#### Dataset records:
⁂
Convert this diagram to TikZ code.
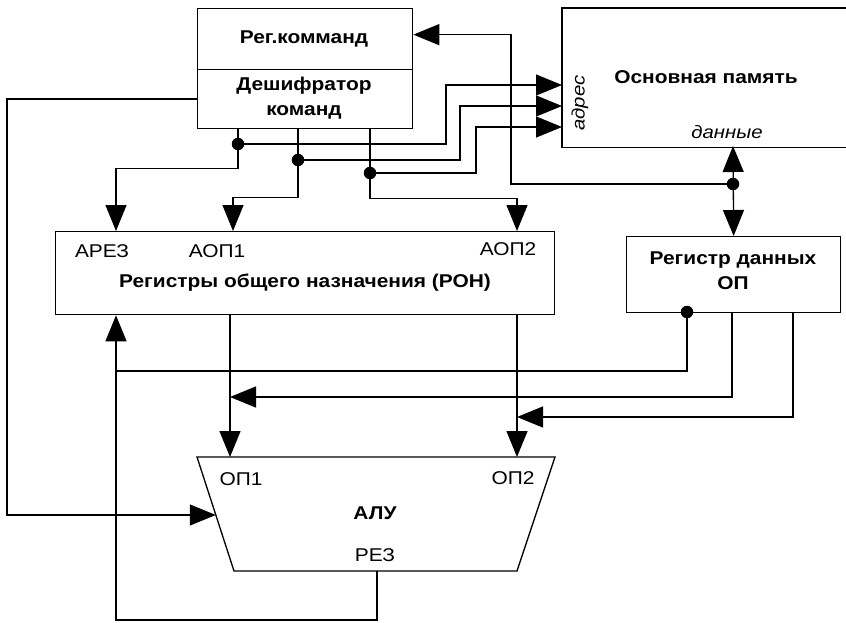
\documentclass[tikz,border=0pt]{standalone}
\usepackage{fontspec}
\setmainfont{Liberation Sans}[FakeStretch=1.13]
\usetikzlibrary{arrows.meta}
\begin{document}
\begin{tikzpicture}[x=1pt,y=-1pt,
  line width=1.3pt, line join=miter,
  >={Triangle[length=26pt,width=21pt]},
  box/.style={draw, rectangle, anchor=north west, inner sep=0pt},
  lbl/.style={font=\fontsize{18.5}{20}\selectfont, inner sep=0pt},
  ital/.style={font=\fontsize{18}{20}\selectfont\itshape, inner sep=0pt},
  bold/.style={font=\fontsize{18.5}{25}\selectfont\bfseries, align=center, inner sep=0pt},
  junction/.style={circle, fill, inner sep=0pt, minimum size=12.5pt},
]
\useasboundingbox (0,0) rectangle (846,623);

% command register and decoder
\node[box, minimum width=215pt, minimum height=61pt] (reg) at (197,8) {};
\node[box, minimum width=215pt, minimum height=59pt] (dec) at (197,69) {};
\node[bold] (regtxt) at (304,39) {Рег.комманд};
\node[bold] (dectxt) at (304,98) {Дешифратор\\команд};

% main memory (right edge runs off the sheet)
\node[anchor=north west, inner sep=0pt, minimum width=284pt, minimum height=138pt] (mem) at (562,8) {};
\draw (mem.north east) -- (mem.north west) -- (mem.south west) -- (mem.south east);
\node[bold] (memtxt) at (706,77) {Основная память};
\node[ital, rotate=90] (adr) at (580,103) {адрес};
\node[ital] (dat) at (727,132) {данные};

% general purpose registers
\node[box, minimum width=499pt, minimum height=83pt] (ron) at (55,231) {};
\node[lbl] (tAREZ) at (102,251) {АРЕЗ};
\node[lbl] (tAOP1) at (217,251) {АОП1};
\node[lbl] (tAOP2) at (508,249) {АОП2};
\node[bold] (rontxt) at (305,283) {Регистры общего назначения (РОН)};

% memory data register
\node[box, minimum width=214pt, minimum height=76pt] (rd) at (626,236) {};
\node[bold] (rdtxt) at (733,271) {Регистр данных\\ОП};

% ALU
\coordinate (alu-tl) at (197,457);
\coordinate (alu-tr) at (555,457);
\coordinate (alu-br) at (517,571);
\coordinate (alu-bl) at (234,571);
\draw (alu-tl) -- (alu-tr) -- (alu-br) -- (alu-bl) -- cycle;
\node[lbl] (tOP1) at (241,479) {ОП1};
\node[lbl] (tOP2) at (513,478) {ОП2};
\node[bold] (alutxt) at (375,513) {АЛУ};
\node[lbl] (tREZ) at (375,555) {РЕЗ};

% connection points
\coordinate (j1) at (238,144);
\coordinate (j2) at (298,160);
\coordinate (j3) at (370,173);
\coordinate (j4) at (733,184);
\coordinate (j5) at (687,312);
\coordinate (adr1) at (562,85);
\coordinate (adr2) at (562,106);
\coordinate (adr3) at (562,127);
\coordinate (inAREZ) at (116,231);
\coordinate (inAOP1) at (233,231);
\coordinate (inAOP2) at (517,231);
\coordinate (outAOP1) at (230,314);
\coordinate (outAOP2) at (517,314);
\coordinate (inOP1) at (230,457);
\coordinate (inOP2) at (517,457);
\coordinate (inCtl) at (215.8,515);
\coordinate (outREZ) at (377,571);
\coordinate (memDat) at (733,146);
\coordinate (rdOut2) at (732,312);
\coordinate (rdOut3) at (793,312);

% decoder control to ALU
\draw[->] (dec.west) -- ++(-190,0) |- (inCtl);

% decoder outputs: register addresses
\draw[->] (j1 |- dec.south) -- ++(0,39) -| (inAREZ);
\draw[->] (j2 |- dec.south) -- ++(0,68) -| (inAOP1);
\draw[->] (j3 |- dec.south) -- ++(0,69) -| (inAOP2);

% decoder outputs: memory address
\draw[->] (j1) -- (446,144) |- (adr1);
\draw[->] (j2) -- (460,160) |- (adr2);
\draw[->] (j3) -- (476,173) |- (adr3);

% data bus
\draw[<->] (memDat) -- (rd.north);
\draw[->] (j4) -- (511,184) |- ([yshift=4.5pt]reg.east);

% register file to ALU operands
\draw[->] (outAOP1) -- (inOP1);
\draw[->] (outAOP2) -- (inOP2);

% result back to the register file
\draw[->] (outREZ) -- (377,620) -| (ron.south -| inAREZ);

% memory data register outputs
\draw (j5) -- (687,371) -- (116,371);
\draw[->] (rdOut2) -- (732,397) -- (230,397);
\draw[->] (rdOut3) -- (793,417) -- (517,417);

% junction dots
\foreach \p in {j1,j2,j3,j4,j5} \node[junction] at (\p) {};
\end{tikzpicture}
\end{document}
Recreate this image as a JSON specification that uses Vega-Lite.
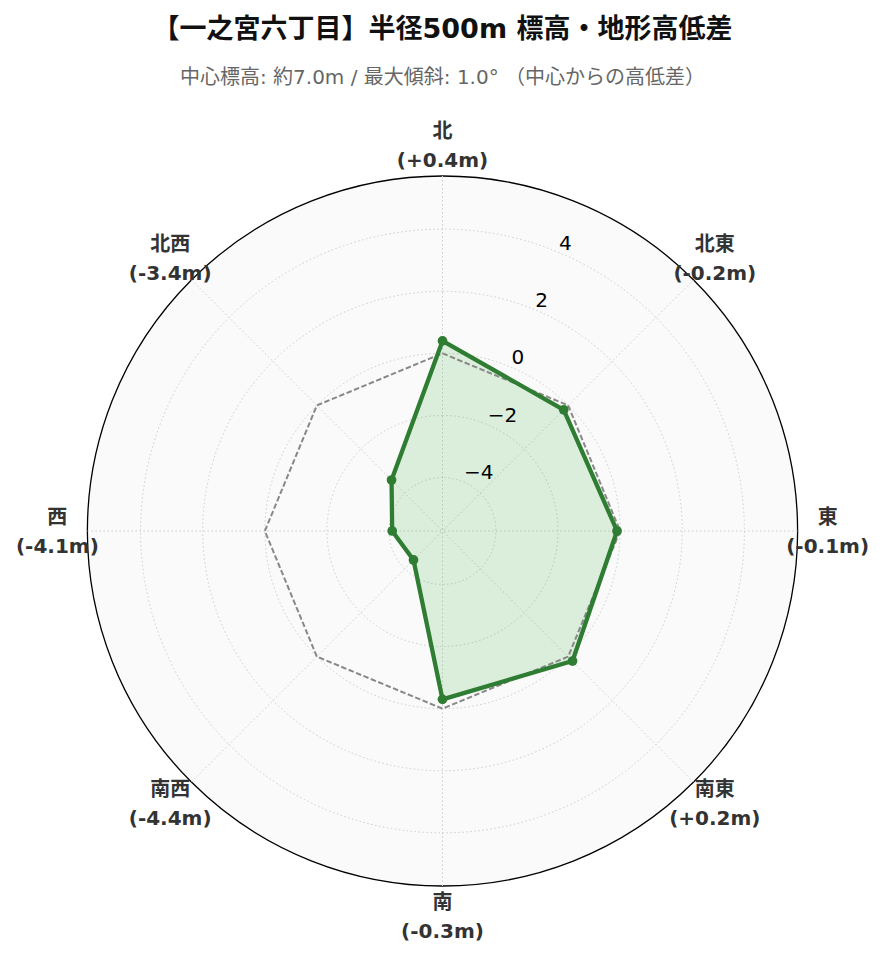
⁂
#### What needs to be done:
Transcribe the full listing above exactly as it stands, minus the pictures.

#### Task output:
Convert this diagram to TikZ code.
\documentclass[tikz,border=0pt]{standalone}
\usepackage{fontspec}
\setmainfont{Liberation Sans}[FakeStretch=1.13]
\usetikzlibrary{arrows.meta}
\begin{document}
\begin{tikzpicture}[x=1pt,y=-1pt,
  line width=1.3pt, line join=miter,
  >={Triangle[length=26pt,width=21pt]},
  box/.style={draw, rectangle, anchor=north west, inner sep=0pt},
  lbl/.style={font=\fontsize{18.5}{20}\selectfont, inner sep=0pt},
  ital/.style={font=\fontsize{18}{20}\selectfont\itshape, inner sep=0pt},
  bold/.style={font=\fontsize{18.5}{25}\selectfont\bfseries, align=center, inner sep=0pt},
  junction/.style={circle, fill, inner sep=0pt, minimum size=12.5pt},
]
\useasboundingbox (0,0) rectangle (846,623);

% command register and decoder
\node[box, minimum width=215pt, minimum height=61pt] (reg) at (197,8) {};
\node[box, minimum width=215pt, minimum height=59pt] (dec) at (197,69) {};
\node[bold] (regtxt) at (304,39) {Рег.комманд};
\node[bold] (dectxt) at (304,98) {Дешифратор\\команд};

% main memory (right edge runs off the sheet)
\node[anchor=north west, inner sep=0pt, minimum width=284pt, minimum height=138pt] (mem) at (562,8) {};
\draw (mem.north east) -- (mem.north west) -- (mem.south west) -- (mem.south east);
\node[bold] (memtxt) at (706,77) {Основная память};
\node[ital, rotate=90] (adr) at (580,103) {адрес};
\node[ital] (dat) at (727,132) {данные};

% general purpose registers
\node[box, minimum width=499pt, minimum height=83pt] (ron) at (55,231) {};
\node[lbl] (tAREZ) at (102,251) {АРЕЗ};
\node[lbl] (tAOP1) at (217,251) {АОП1};
\node[lbl] (tAOP2) at (508,249) {АОП2};
\node[bold] (rontxt) at (305,283) {Регистры общего назначения (РОН)};

% memory data register
\node[box, minimum width=214pt, minimum height=76pt] (rd) at (626,236) {};
\node[bold] (rdtxt) at (733,271) {Регистр данных\\ОП};

% ALU
\coordinate (alu-tl) at (197,457);
\coordinate (alu-tr) at (555,457);
\coordinate (alu-br) at (517,571);
\coordinate (alu-bl) at (234,571);
\draw (alu-tl) -- (alu-tr) -- (alu-br) -- (alu-bl) -- cycle;
\node[lbl] (tOP1) at (241,479) {ОП1};
\node[lbl] (tOP2) at (513,478) {ОП2};
\node[bold] (alutxt) at (375,513) {АЛУ};
\node[lbl] (tREZ) at (375,555) {РЕЗ};

% connection points
\coordinate (j1) at (238,144);
\coordinate (j2) at (298,160);
\coordinate (j3) at (370,173);
\coordinate (j4) at (733,184);
\coordinate (j5) at (687,312);
\coordinate (adr1) at (562,85);
\coordinate (adr2) at (562,106);
\coordinate (adr3) at (562,127);
\coordinate (inAREZ) at (116,231);
\coordinate (inAOP1) at (233,231);
\coordinate (inAOP2) at (517,231);
\coordinate (outAOP1) at (230,314);
\coordinate (outAOP2) at (517,314);
\coordinate (inOP1) at (230,457);
\coordinate (inOP2) at (517,457);
\coordinate (inCtl) at (215.8,515);
\coordinate (outREZ) at (377,571);
\coordinate (memDat) at (733,146);
\coordinate (rdOut2) at (732,312);
\coordinate (rdOut3) at (793,312);

% decoder control to ALU
\draw[->] (dec.west) -- ++(-190,0) |- (inCtl);

% decoder outputs: register addresses
\draw[->] (j1 |- dec.south) -- ++(0,39) -| (inAREZ);
\draw[->] (j2 |- dec.south) -- ++(0,68) -| (inAOP1);
\draw[->] (j3 |- dec.south) -- ++(0,69) -| (inAOP2);

% decoder outputs: memory address
\draw[->] (j1) -- (446,144) |- (adr1);
\draw[->] (j2) -- (460,160) |- (adr2);
\draw[->] (j3) -- (476,173) |- (adr3);

% data bus
\draw[<->] (memDat) -- (rd.north);
\draw[->] (j4) -- (511,184) |- ([yshift=4.5pt]reg.east);

% register file to ALU operands
\draw[->] (outAOP1) -- (inOP1);
\draw[->] (outAOP2) -- (inOP2);

% result back to the register file
\draw[->] (outREZ) -- (377,620) -| (ron.south -| inAREZ);

% memory data register outputs
\draw (j5) -- (687,371) -- (116,371);
\draw[->] (rdOut2) -- (732,397) -- (230,397);
\draw[->] (rdOut3) -- (793,417) -- (517,417);

% junction dots
\foreach \p in {j1,j2,j3,j4,j5} \node[junction] at (\p) {};
\end{tikzpicture}
\end{document}
Recreate this image as a JSON specification that uses Vega-Lite.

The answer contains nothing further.